_WRITTEN EXERCISE_.
Please reproduce exactly the lines between the line holding "Convert this diagram to TikZ code." and the line holding "(rlabel) at (302,487)", inclusive, leaving out any pictures.

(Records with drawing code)

_ _ _ _

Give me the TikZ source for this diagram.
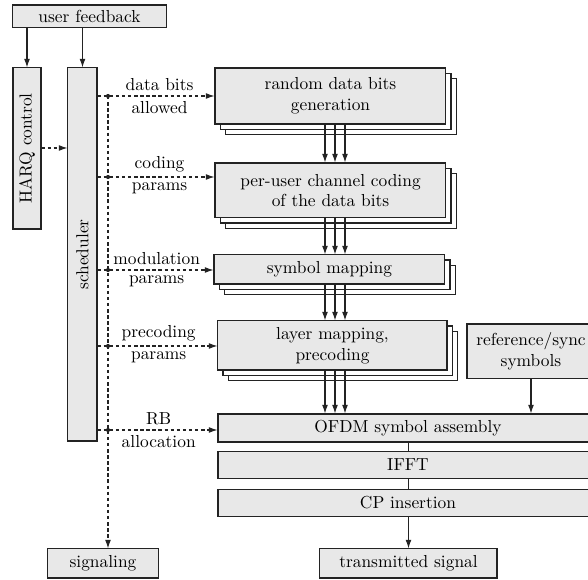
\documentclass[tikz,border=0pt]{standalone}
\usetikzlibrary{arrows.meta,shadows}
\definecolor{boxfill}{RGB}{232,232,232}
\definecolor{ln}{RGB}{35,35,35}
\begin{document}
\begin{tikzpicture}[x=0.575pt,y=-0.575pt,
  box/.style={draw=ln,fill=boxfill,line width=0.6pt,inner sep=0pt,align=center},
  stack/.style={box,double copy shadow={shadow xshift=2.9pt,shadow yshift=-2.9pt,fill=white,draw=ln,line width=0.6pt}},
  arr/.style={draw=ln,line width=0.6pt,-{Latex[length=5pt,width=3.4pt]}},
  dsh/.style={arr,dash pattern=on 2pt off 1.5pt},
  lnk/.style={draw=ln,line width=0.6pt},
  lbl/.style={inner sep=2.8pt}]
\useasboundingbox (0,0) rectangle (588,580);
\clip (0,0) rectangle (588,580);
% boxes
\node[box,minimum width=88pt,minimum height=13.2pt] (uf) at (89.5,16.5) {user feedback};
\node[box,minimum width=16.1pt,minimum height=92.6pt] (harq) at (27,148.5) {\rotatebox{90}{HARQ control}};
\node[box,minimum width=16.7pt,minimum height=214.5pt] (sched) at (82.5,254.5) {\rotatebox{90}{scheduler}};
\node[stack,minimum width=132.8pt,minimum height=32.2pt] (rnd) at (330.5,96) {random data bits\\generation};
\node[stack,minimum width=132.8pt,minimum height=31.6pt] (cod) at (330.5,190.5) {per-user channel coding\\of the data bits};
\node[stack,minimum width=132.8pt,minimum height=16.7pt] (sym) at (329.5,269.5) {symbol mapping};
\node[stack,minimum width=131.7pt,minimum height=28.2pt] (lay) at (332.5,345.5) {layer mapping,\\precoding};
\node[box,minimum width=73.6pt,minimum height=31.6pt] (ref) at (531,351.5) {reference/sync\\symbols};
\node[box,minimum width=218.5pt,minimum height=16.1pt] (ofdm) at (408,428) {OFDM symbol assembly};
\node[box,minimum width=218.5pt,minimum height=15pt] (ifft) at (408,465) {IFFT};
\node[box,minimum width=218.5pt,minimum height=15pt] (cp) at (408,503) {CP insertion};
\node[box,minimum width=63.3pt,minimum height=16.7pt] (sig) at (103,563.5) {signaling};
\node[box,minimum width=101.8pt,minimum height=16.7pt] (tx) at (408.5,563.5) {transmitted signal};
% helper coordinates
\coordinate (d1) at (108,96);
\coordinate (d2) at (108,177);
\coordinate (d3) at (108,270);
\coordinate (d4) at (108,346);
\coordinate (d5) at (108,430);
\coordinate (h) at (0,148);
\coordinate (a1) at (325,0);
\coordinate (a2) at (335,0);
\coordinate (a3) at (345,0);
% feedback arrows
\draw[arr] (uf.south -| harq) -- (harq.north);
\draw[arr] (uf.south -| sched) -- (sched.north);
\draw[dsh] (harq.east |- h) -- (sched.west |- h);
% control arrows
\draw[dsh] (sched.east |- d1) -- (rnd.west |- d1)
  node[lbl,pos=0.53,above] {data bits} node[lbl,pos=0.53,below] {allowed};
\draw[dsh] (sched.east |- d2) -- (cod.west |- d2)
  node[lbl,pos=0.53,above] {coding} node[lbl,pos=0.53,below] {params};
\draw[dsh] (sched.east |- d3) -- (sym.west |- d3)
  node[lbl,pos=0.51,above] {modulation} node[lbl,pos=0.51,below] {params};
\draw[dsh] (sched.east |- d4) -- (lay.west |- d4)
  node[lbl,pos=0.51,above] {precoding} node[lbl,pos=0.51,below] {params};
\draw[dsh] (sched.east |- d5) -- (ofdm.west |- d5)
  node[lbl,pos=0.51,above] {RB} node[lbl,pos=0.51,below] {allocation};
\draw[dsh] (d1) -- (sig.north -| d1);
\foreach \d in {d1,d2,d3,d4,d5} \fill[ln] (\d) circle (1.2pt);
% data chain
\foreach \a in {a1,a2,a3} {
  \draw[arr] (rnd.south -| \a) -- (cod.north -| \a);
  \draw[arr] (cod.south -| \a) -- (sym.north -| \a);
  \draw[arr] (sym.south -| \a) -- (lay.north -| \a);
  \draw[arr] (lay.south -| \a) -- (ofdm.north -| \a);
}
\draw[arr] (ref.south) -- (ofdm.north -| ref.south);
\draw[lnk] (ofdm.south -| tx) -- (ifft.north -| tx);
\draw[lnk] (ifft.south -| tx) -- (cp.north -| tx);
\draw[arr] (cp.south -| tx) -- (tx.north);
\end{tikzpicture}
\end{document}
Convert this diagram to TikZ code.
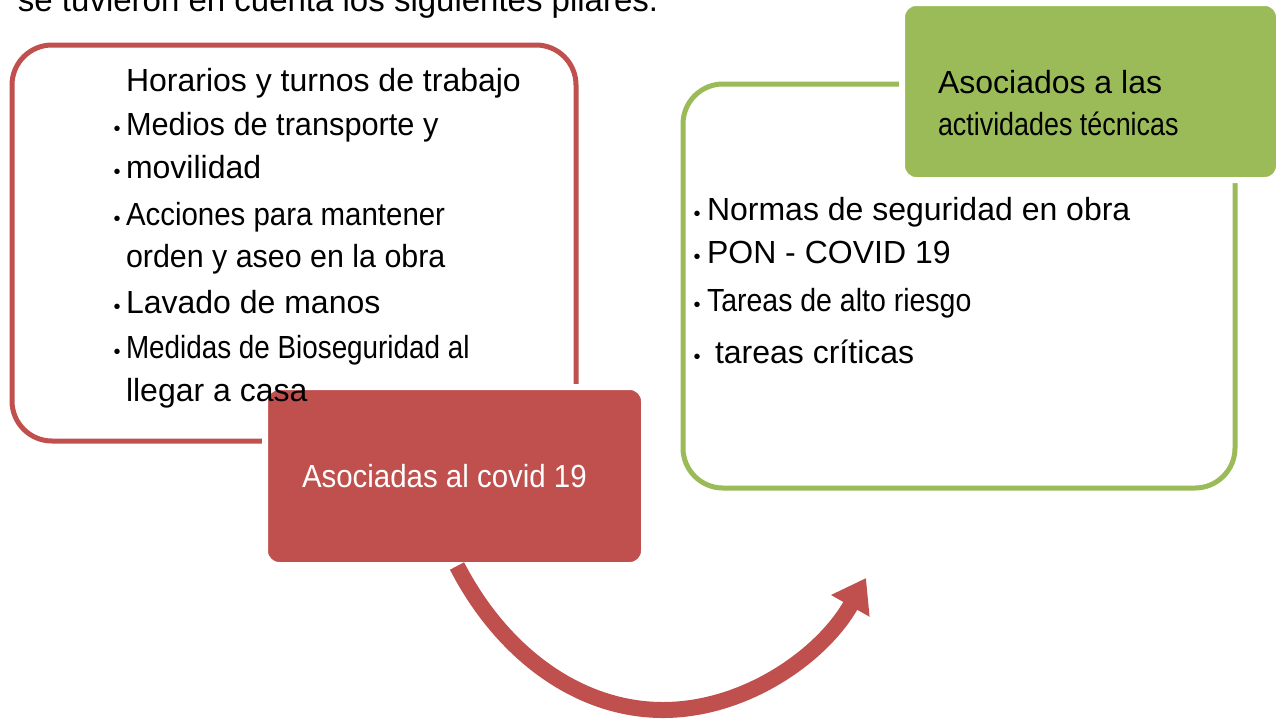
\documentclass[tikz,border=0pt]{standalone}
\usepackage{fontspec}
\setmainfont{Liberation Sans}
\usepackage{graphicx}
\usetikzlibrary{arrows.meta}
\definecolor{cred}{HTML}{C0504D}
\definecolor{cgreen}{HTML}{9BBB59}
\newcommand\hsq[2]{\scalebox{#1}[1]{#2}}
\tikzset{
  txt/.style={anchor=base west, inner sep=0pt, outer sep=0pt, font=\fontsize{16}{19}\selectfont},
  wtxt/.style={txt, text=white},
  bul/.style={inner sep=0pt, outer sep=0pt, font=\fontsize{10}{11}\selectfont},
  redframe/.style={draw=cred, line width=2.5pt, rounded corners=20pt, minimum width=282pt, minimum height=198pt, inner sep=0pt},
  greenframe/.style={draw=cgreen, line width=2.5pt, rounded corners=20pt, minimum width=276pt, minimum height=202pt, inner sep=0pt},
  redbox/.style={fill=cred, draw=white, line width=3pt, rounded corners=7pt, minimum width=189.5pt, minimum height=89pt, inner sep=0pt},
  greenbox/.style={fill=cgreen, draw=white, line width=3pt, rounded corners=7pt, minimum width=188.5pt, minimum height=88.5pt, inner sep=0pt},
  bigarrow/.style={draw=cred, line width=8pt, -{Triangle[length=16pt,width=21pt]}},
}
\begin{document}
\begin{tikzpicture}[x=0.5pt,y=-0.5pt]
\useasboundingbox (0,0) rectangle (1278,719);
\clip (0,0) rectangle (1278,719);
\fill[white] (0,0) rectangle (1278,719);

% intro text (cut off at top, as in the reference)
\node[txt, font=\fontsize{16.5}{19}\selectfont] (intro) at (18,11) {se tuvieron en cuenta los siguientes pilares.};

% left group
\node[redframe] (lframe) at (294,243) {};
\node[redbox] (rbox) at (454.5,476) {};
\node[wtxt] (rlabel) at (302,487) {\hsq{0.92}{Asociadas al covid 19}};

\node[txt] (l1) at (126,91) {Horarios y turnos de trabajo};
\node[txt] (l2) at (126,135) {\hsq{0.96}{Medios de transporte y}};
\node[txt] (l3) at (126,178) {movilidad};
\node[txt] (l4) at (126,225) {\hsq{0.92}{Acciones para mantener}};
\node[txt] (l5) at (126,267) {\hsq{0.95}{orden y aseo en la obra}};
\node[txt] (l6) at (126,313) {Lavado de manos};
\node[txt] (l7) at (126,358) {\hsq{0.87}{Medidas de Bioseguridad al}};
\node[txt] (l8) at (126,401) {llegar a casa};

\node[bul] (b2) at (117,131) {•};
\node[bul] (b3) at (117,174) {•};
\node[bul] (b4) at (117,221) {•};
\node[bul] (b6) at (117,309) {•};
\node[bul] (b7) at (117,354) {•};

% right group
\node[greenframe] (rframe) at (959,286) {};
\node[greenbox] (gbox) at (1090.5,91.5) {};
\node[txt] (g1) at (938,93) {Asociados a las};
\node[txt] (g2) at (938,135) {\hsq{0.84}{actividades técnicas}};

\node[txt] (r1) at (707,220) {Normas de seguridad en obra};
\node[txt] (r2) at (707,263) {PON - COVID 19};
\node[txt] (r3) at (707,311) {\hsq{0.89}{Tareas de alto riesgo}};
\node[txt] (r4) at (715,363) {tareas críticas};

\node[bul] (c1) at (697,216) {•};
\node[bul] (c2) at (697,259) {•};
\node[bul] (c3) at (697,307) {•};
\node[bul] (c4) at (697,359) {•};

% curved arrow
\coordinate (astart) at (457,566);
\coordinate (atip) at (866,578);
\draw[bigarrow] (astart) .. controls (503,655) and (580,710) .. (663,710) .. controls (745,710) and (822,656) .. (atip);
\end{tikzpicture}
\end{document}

_ _ _ _

_RESULT_.
Convert this diagram to TikZ code.
\documentclass[tikz,border=0pt]{standalone}
\usepackage{fontspec}
\setmainfont{Liberation Sans}
\usepackage{graphicx}
\usetikzlibrary{arrows.meta}
\definecolor{cred}{HTML}{C0504D}
\definecolor{cgreen}{HTML}{9BBB59}
\newcommand\hsq[2]{\scalebox{#1}[1]{#2}}
\tikzset{
  txt/.style={anchor=base west, inner sep=0pt, outer sep=0pt, font=\fontsize{16}{19}\selectfont},
  wtxt/.style={txt, text=white},
  bul/.style={inner sep=0pt, outer sep=0pt, font=\fontsize{10}{11}\selectfont},
  redframe/.style={draw=cred, line width=2.5pt, rounded corners=20pt, minimum width=282pt, minimum height=198pt, inner sep=0pt},
  greenframe/.style={draw=cgreen, line width=2.5pt, rounded corners=20pt, minimum width=276pt, minimum height=202pt, inner sep=0pt},
  redbox/.style={fill=cred, draw=white, line width=3pt, rounded corners=7pt, minimum width=189.5pt, minimum height=89pt, inner sep=0pt},
  greenbox/.style={fill=cgreen, draw=white, line width=3pt, rounded corners=7pt, minimum width=188.5pt, minimum height=88.5pt, inner sep=0pt},
  bigarrow/.style={draw=cred, line width=8pt, -{Triangle[length=16pt,width=21pt]}},
}
\begin{document}
\begin{tikzpicture}[x=0.5pt,y=-0.5pt]
\useasboundingbox (0,0) rectangle (1278,719);
\clip (0,0) rectangle (1278,719);
\fill[white] (0,0) rectangle (1278,719);

% intro text (cut off at top, as in the reference)
\node[txt, font=\fontsize{16.5}{19}\selectfont] (intro) at (18,11) {se tuvieron en cuenta los siguientes pilares.};

% left group
\node[redframe] (lframe) at (294,243) {};
\node[redbox] (rbox) at (454.5,476) {};
\node[wtxt] (rlabel) at (302,487) {\hsq{0.92}{Asociadas al covid 19}};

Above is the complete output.